Defining Custom Extractors
==========================

Introduction
------------
Extractors are user-defined functions that serve as the cornerstone for feature extraction in Artifician. This document provides an in-depth guide on how to create your own custom extractors.

Why Custom Extractors?
-----------------------
There might be specific features you need to extract from your data that the pre-defined extractors do not cover. In such cases, custom extractors come in handy.

How Extractors Work
-------------------
Extractors operate by taking a sample of raw data and extracting specific features from it. These extracted features are then passed on to the `FeatureDefinition` for further processing.

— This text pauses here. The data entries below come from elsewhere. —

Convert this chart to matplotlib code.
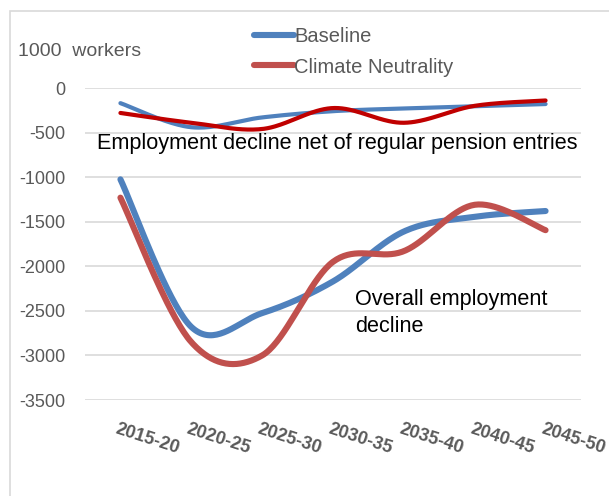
import numpy as np
import matplotlib
matplotlib.use("Agg")
import matplotlib.pyplot as plt
from matplotlib.patches import Rectangle

categories = ["2015-20", "2020-25", "2025-30", "2030-35", "2035-40", "2040-45", "2045-50"]
baseline_net = [-170, -440, -330, -260, -230, -205, -180]
climate_net = [-280, -390, -460, -225, -390, -200, -140]
baseline_overall = [-1025, -2680, -2525, -2170, -1610, -1445, -1380]
climate_overall = [-1230, -2850, -3000, -1950, -1830, -1310, -1595]
yticks = [0, -500, -1000, -1500, -2000, -2500, -3000, -3500]

plt.rcParams['font.family'] = ['Liberation Sans', 'DejaVu Sans']

W, H = 609, 496
fig = plt.figure(figsize=(W / 100, H / 100), dpi=100)
fig.patch.set_facecolor('white')

# chart frame (cropped)
fig.patches.append(Rectangle((10 / W, -0.1), 1.2, (H - 11) / H + 0.1, transform=fig.transFigure,
                             fill=False, edgecolor='#D9D9D9', linewidth=1.2))

ax = fig.add_axes([85 / W, (H - 400) / H, (581 - 85) / W, (400 - 88) / H])
ax.set_xlim(-0.5, len(categories) - 0.5)
ax.set_ylim(-3500, 0)
for s in ax.spines.values():
    s.set_visible(False)
ax.set_yticks(yticks)
ax.set_yticklabels([str(v) for v in yticks], color='#595959', fontsize=13)
ax.tick_params(axis='y', length=0, pad=14)
ax.grid(axis='y', color='#D9D9D9', linewidth=1.2)
ax.set_axisbelow(True)
ax.set_xticks(range(len(categories)))
ax.set_xticklabels([])
ax.tick_params(axis='x', length=0)


def smooth(vals, n=40):
    p = np.array(vals, dtype=float)
    x = np.arange(len(p), dtype=float)
    pts = np.column_stack([x, p])
    ext = np.vstack([pts[0], pts, pts[-1]])
    out = []
    for i in range(len(pts) - 1):
        p0, p1, p2, p3 = ext[i], ext[i + 1], ext[i + 2], ext[i + 3]
        c1 = p1 + (p2 - p0) / 6
        c2 = p2 - (p3 - p1) / 6
        t = np.linspace(0, 1, n)[:, None]
        seg = (1 - t) ** 3 * p1 + 3 * (1 - t) ** 2 * t * c1 + 3 * (1 - t) * t ** 2 * c2 + t ** 3 * p2
        out.append(seg if i == 0 else seg[1:])
    out = np.vstack(out)
    return out[:, 0], out[:, 1]


blue = '#4F81BD'
red_light = '#C0504D'
red_dark = '#C00000'

lb, = ax.plot(*smooth(baseline_overall), color=blue, lw=4.4, solid_capstyle='round', clip_on=False, label='Baseline')
lc, = ax.plot(*smooth(climate_overall), color=red_light, lw=4.4, solid_capstyle='round', clip_on=False, label='Climate Neutrality')
ax.plot(*smooth(baseline_net), color=blue, lw=3.0, solid_capstyle='round', clip_on=False)
ax.plot(*smooth(climate_net), color=red_dark, lw=3.0, solid_capstyle='round', clip_on=False)

leg = fig.legend(handles=[lb, lc], loc='center left', bbox_to_anchor=(244 / W, 1 - 52 / H),
                 frameon=False, fontsize=14.5, handlelength=2.0, handletextpad=0.0,
                 labelspacing=0.55, borderpad=0)
for t in leg.get_texts():
    t.set_color('#595959')

# x tick labels rotated
for i, c in enumerate(categories):
    ax.annotate(c, xy=(i, -3500), xytext=(-3, -21), textcoords='offset points',
                rotation=-18, rotation_mode='anchor', ha='left', va='center',
                fontsize=13, fontweight='bold', color='#595959', annotation_clip=False)

fig.text(18 / W, 1 - 52 / H, "1000  workers", fontsize=14, color='#595959', va='center', ha='left')
fig.text(97 / W, 1 - 143 / H, "Employment decline net of regular pension entries",
         fontsize=15.6, color='black', va='center', ha='left')
fig.text(355 / W, 1 - 300 / H, "Overall employment", fontsize=15.6, color='black', va='center', ha='left')
fig.text(355 / W, 1 - 326 / H, "decline", fontsize=15.6, color='black', va='center', ha='left')

fig.savefig("out.png", dpi=100)
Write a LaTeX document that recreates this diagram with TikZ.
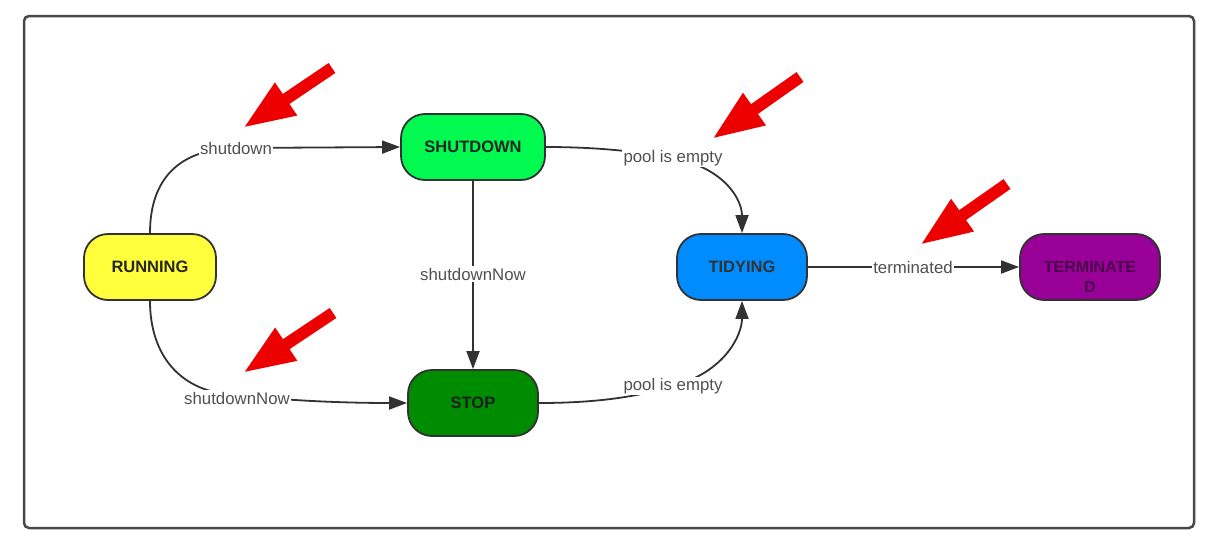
\documentclass[tikz,border=0pt]{standalone}
\usepackage{fontspec}
\setmainfont{Liberation Sans}
\usetikzlibrary{arrows.meta}
\definecolor{cRun}{RGB}{255,255,60}
\definecolor{cSd}{RGB}{0,250,80}
\definecolor{cStop}{RGB}{0,140,0}
\definecolor{cTid}{RGB}{0,140,255}
\definecolor{cTerm}{RGB}{152,0,152}
\definecolor{cEdge}{RGB}{50,50,50}
\definecolor{cLbl}{RGB}{80,80,80}
\definecolor{cRed}{RGB}{236,0,0}
\begin{document}
\begin{tikzpicture}[x=1pt,y=-1pt,
  state/.style={draw=cEdge, line width=1.8pt, rounded corners=24pt, minimum height=66pt,
    font=\fontsize{16.5}{18}\selectfont\bfseries, inner sep=0pt},
  conn/.style={draw=cEdge, line width=1.8pt, -{Triangle[length=18pt,width=13pt]}},
  lbl/.style={fill=white, text=cLbl, font=\fontsize{16.8}{18}\selectfont, inner sep=1.5pt},
  bigarrow/.style={cRed, line width=12pt, -{Triangle[length=52pt,width=36pt]}}]
\useasboundingbox (0,0) rectangle (1212,541);
\draw[draw=cLbl!90!black, line width=2.5pt, rounded corners=5pt] (24,16) rectangle (1194,528);

\node[state, fill=cRun, minimum width=132pt, text=black!85] (run) at (150,267) {RUNNING};
\node[state, fill=cSd, minimum width=144pt, text=black!85] (sd) at (473,147) {SHUTDOWN};
\node[state, fill=cStop, minimum width=130pt, text=black!88] (stop) at (473,403) {STOP};
\node[state, fill=cTid, minimum width=130pt, text=black!80] (tid) at (742,267) {TIDYING};
\node[state, fill=cTerm, minimum width=140pt] (term) at (1090,267) {};
\node[text=cTerm!50!black, align=center, inner sep=0pt, anchor=north,
  font=\fontsize{16}{20}\selectfont\bfseries] (termtxt) at ([yshift=6pt]term.center) {TERMINATE\\D};

\coordinate (c1) at (236,148);
\coordinate (c2) at (237,395);
\coordinate (c3) at (473,274);
\coordinate (c4) at (673,158);
\coordinate (c5) at (673,386);
\coordinate (c6) at (913,267);

\draw[conn] (run.north) .. controls (150,180) and (178,149) .. (c1) -- (sd.west);
\draw[conn] (run.south) .. controls (150,355) and (180,393) .. (c2) .. controls (300,402) and (360,403) .. (stop.west);
\draw[conn] (sd.south) -- (c3) -- (stop.north);
\draw[conn] (sd.east) .. controls (600,147) and (640,152) .. (c4) .. controls (725,168) and (742,200) .. (tid.north);
\draw[conn] (stop.east) .. controls (600,403) and (640,396) .. (c5) .. controls (725,372) and (742,335) .. (tid.south);
\draw[conn] (tid.east) -- (c6) -- (term.west);

\node[lbl] (l1) at (c1) {shutdown};
\node[lbl] (l2) at ([yshift=-3pt]c2) {shutdownNow};
\node[lbl] (l3) at (c3) {shutdownNow};
\node[lbl] (l4) at (c4) {pool is empty};
\node[lbl] (l5) at (c5) {pool is empty};
\node[lbl] (l6) at (c6) {terminated};

\coordinate (a1s) at (332,68);   \coordinate (a1e) at (243,128);
\coordinate (a2s) at (333,313);  \coordinate (a2e) at (243,373);
\coordinate (a3s) at (800,77);   \coordinate (a3e) at (712,139);
\coordinate (a4s) at (1007,184); \coordinate (a4e) at (920,245);
\draw[bigarrow] (a1s) -- (a1e);
\draw[bigarrow] (a2s) -- (a2e);
\draw[bigarrow] (a3s) -- (a3e);
\draw[bigarrow] (a4s) -- (a4e);
\end{tikzpicture}
\end{document}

Example of a Simple Extractor
-----------------------------
Here is an example that extracts domain names from URLs.

.. code-block:: python

    def extract_domain_name(sample):
        domain_name = sample.split("//")[-1].split('/')[0]
        return domain_name

Integrating Custom Extractors
-----------------------------
To use your custom extractor, pass it as an argument when initializing a `FeatureDefinition` object.

.. code-block:: python

    url_domain = FeatureDefinition(extract_domain_name)

Advanced Usage
--------------
If your feature extraction is more complex and involves multiple steps, you can also create a class-based extractor. This allows for more modularity and reusability.

.. code-block:: python

    class AdvancedExtractor:
        def __init__(self, param1, param2):
            self.param1 = param1
            self.param2 = param2

        def extract(self, sample):
            # Complex extraction logic here
            return extracted_feature

    advanced_extractor = AdvancedExtractor(param1_value, param2_value)
    advanced_feature = FeatureDefinition(advanced_extractor.extract)

Conclusion
----------
Custom extractors offer a flexible way to handle feature extraction specific to your needs. They seamlessly integrate with the existing components of Artifician, allowing for a cohesive and streamlined feature extraction process.